O Sr. Trichet pediu um “salto quântico” na “governance” da Zona Euro. Será que o Draghi implementou um salto dessa natureza, mas na política monetária do BCE?
[Jacob Kirkegaard] Penso que Jean-Claude Trichet procurou fazer muito do que Mario Draghi acabou por fazer. Não o conseguiu implementar mais por falta de condições externas adequadas, do que sua falha. Por isso, não utilizaria essa expressão. Mas, de facto, Mario Draghi impressionou: em duas semanas expulsou Berlusconi do governo italiano, conseguiu avançar com o “fiscal compact” e foi, na prática, o credor de último recurso. Mas estes resultados foram possíveis porque houve, entretanto, avanços significativos ao nível político na Europa. Repare que se estas acções tivessem sido tomadas há um ano, Berlusconi, por exemplo, ainda estaria provavelmente no seu lugar.

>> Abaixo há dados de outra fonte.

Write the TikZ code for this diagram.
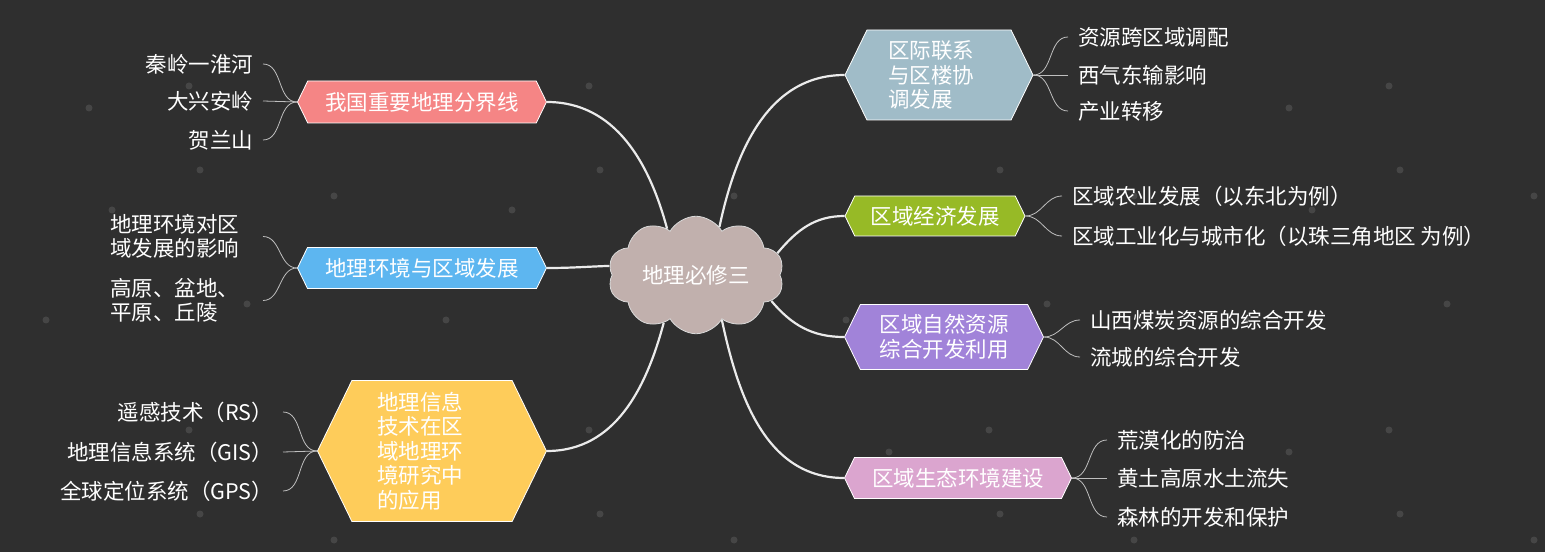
\documentclass[tikz,border=0pt]{standalone}
\usepackage{fontspec}
\newfontfamily\cjk{Noto Sans CJK SC}
\usepackage{tikz}
\usetikzlibrary{shapes.symbols}

\definecolor{bgdark}{RGB}{47,47,47}
\definecolor{dotgray}{RGB}{70,70,70}
\definecolor{cloudgray}{RGB}{193,176,173}
\definecolor{hexpink}{RGB}{245,133,133}
\definecolor{hexblue}{RGB}{93,182,240}
\definecolor{hexyellow}{RGB}{254,204,90}
\definecolor{hexsteel}{RGB}{160,188,200}
\definecolor{hexgreen}{RGB}{151,186,38}
\definecolor{hexpurple}{RGB}{161,131,217}
\definecolor{hexlav}{RGB}{219,165,207}

\begin{document}
\begin{tikzpicture}[x=1pt,y=1pt,
  every node/.style={font=\fontsize{21.5}{24.5}\selectfont\cjk, text=white},
  hexa/.style={signal, signal to=west and east, signal pointer angle=128,
    draw=white, line width=0.8pt, inner sep=0pt},
  cloudy/.style={cloud, cloud puffs=10, cloud puff arc=120, aspect=1.6,
    minimum width=176pt, minimum height=108pt, inner sep=0pt,
    fill=cloudgray, draw=white!85!black, line width=0.8pt},
  leaf/.style={inner sep=0pt, outer xsep=10pt},
  twig/.style={draw=white!75!black, line width=0.8pt},
  limb/.style={draw=white!92!black, line width=2.2pt}]
  \useasboundingbox (0,0) rectangle (1545,552);
  \fill[bgdark] (0,0) rectangle (1545,552);
  % faint background dots
  \foreach \dx in {-400,0,400,800,1200} {
    \foreach \px/\py in {189/86,200/170,89/108,112/210,334/196,247/304,46/320}
      \fill[dotgray] ({\px+\dx},{552-\py}) circle (3.5);
    \foreach \px/\py in {189/430,200/514,89/452,334/540}
      \fill[dotgray] ({\px+\dx},{552-\py}) circle (3.5);
  }

  % centre and main topics
  \node[cloudy] (core) at (696,277) {地理必修三};
  \node[hexa, fill=hexpink, minimum width=249pt, minimum height=42pt] (bound) at (422,450) {我国重要地理分界线};
  \node[hexa, fill=hexblue, minimum width=249pt, minimum height=41pt] (envdev) at (422,284) {地理环境与区域发展};
  \node[hexa, fill=hexyellow, minimum width=229pt, minimum height=141pt,
    text width=110pt, align=left] (geoinfo) at (432,101) {地理信息\\技术在区\\域地理环\\境研究中\\的应用};
  \node[hexa, fill=hexsteel, minimum width=188pt, minimum height=90pt,
    text width=102pt, align=left] (link) at (939,477) {区际联系\\与区楼协\\调发展};
  \node[hexa, fill=hexgreen, minimum width=180pt, minimum height=40pt] (econ) at (935,336) {区域经济发展};
  \node[hexa, fill=hexpurple, minimum width=199pt, minimum height=65pt,
    align=center] (natres) at (944,215) {区域自然资源\\综合开发利用};
  \node[hexa, fill=hexlav, minimum width=227pt, minimum height=41pt] (ecol) at (958,74) {区域生态环境建设};

  % left leaves
  \node[leaf, anchor=east] (qinling) at (263,488) {秦岭一淮河};
  \node[leaf, anchor=east] (xingan) at (263,451) {大兴安岭};
  \node[leaf, anchor=east] (helan) at (263,412) {贺兰山};
  \node[leaf, anchor=east, text width=143pt, align=left] (effect) at (263,315.5) {地理环境对区\\域发展的影响};
  \node[leaf, anchor=east, text width=143pt, align=left] (terrain) at (263,251.5) {高原、盆地、\\平原、丘陵};
  \node[leaf, anchor=east] (rs) at (283,140) {遥感技术（RS）};
  \node[leaf, anchor=east] (gis) at (283,100) {地理信息系统（GIS）};
  \node[leaf, anchor=east] (gps) at (283,61) {全球定位系统（GPS）};

  % right leaves
  \node[leaf, anchor=west] (transfer) at (1068,515) {资源跨区域调配};
  \node[leaf, anchor=west] (gas) at (1068,477) {西气东输影响};
  \node[leaf, anchor=west] (industry) at (1068,441) {产业转移};
  \node[leaf, anchor=west] (farm) at (1062,356) {区域农业发展（以东北为例）};
  \node[leaf, anchor=west] (urban) at (1062,316) {区域工业化与城市化（以珠三角地区 为例）};
  \node[leaf, anchor=west] (coal) at (1080,232) {山西煤炭资源的综合开发};
  \node[leaf, anchor=west] (basin) at (1080,195) {流城的综合开发};
  \node[leaf, anchor=west] (desert) at (1107,112) {荒漠化的防治};
  \node[leaf, anchor=west] (loess) at (1107,74) {黄土高原水土流失};
  \node[leaf, anchor=west] (forest) at (1107,35) {森林的开发和保护};

  % main limbs
  \draw[limb] (core.122) to[out=105,in=0] (bound.east);
  \draw[limb] (core.174) to[out=182,in=0] (envdev.east);
  \draw[limb] (core.236) to[out=255,in=0] (geoinfo.east);
  \draw[limb] (core.64) to[out=78,in=180] (link.west);
  \draw[limb] (core.15) to[out=50,in=180] (econ.west);
  \draw[limb] (core.341) to[out=-50,in=180] (natres.west);
  \draw[limb] (core.300) to[out=-78,in=180] (ecol.west);

  % twigs
  \draw[twig] (bound.west) to[out=180,in=0] (qinling.east);
  \draw[twig] (bound.west) -- (xingan.east);
  \draw[twig] (bound.west) to[out=180,in=0] (helan.east);
  \draw[twig] (envdev.west) to[out=180,in=0] (effect.east);
  \draw[twig] (envdev.west) to[out=180,in=0] (terrain.east);
  \draw[twig] (geoinfo.west) to[out=180,in=0] (rs.east);
  \draw[twig] (geoinfo.west) -- (gis.east);
  \draw[twig] (geoinfo.west) to[out=180,in=0] (gps.east);
  \draw[twig] (link.east) to[out=0,in=180] (transfer.west);
  \draw[twig] (link.east) -- (gas.west);
  \draw[twig] (link.east) to[out=0,in=180] (industry.west);
  \draw[twig] (econ.east) to[out=0,in=180] (farm.west);
  \draw[twig] (econ.east) to[out=0,in=180] (urban.west);
  \draw[twig] (natres.east) to[out=0,in=180] (coal.west);
  \draw[twig] (natres.east) to[out=0,in=180] (basin.west);
  \draw[twig] (ecol.east) to[out=0,in=180] (desert.west);
  \draw[twig] (ecol.east) -- (loess.west);
  \draw[twig] (ecol.east) to[out=0,in=180] (forest.west);
\end{tikzpicture}
\end{document}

Dito isto, por “salto quântico” eu entenderia qualquer coisa como as “eurobonds” que, sejamos realistas, não são possíveis sem a existência de avanços como os que estão a ser dados, por exemplo com o “fiscal compact”, com a introdução de limites constitucionais ao défice. Estamos a observar passos muito significativos na integração da Zona Euro.
[Charles Wyplosz] Estou muito impressionado com Mario Draghi. Repare, das minhas cinco condições para a resolução da crise na Zona Euro, há duas que estão cumpridas – o “fiscal compact” e a garantia pelo BCE da dívida soberana – e as duas resultaram da actuação de Mario Draghi. O Sr. Trichet passou o tempo a tentar não fazer nada, e a colocar pressão sobre os governos para eles fazerem o que nunca poderiam fazer. Draghi, de forma muito inteligente, entregou resultados, acalmou os mercados, mudou o jogo. Diplomático mostrou ter o que é preciso para ser um bom banqueiro central.
[Ricardo Reis] Não chamaria à LTRO um “salto quântico”: é uma medida, na minha opinião foi melhor do que não fazer nada, mas pior do que algumas medidas alternativas de política que teriam sido mais eficazes. As LTRO também não envolvem, por si, uma grande mudança na governance do BCE.
[Frank Westermann] Não estou seguro que este tenha sido um passo em frente. A fragmentação das regras de colateral, por exemplo, parece ter sido um passo na direcção oposta.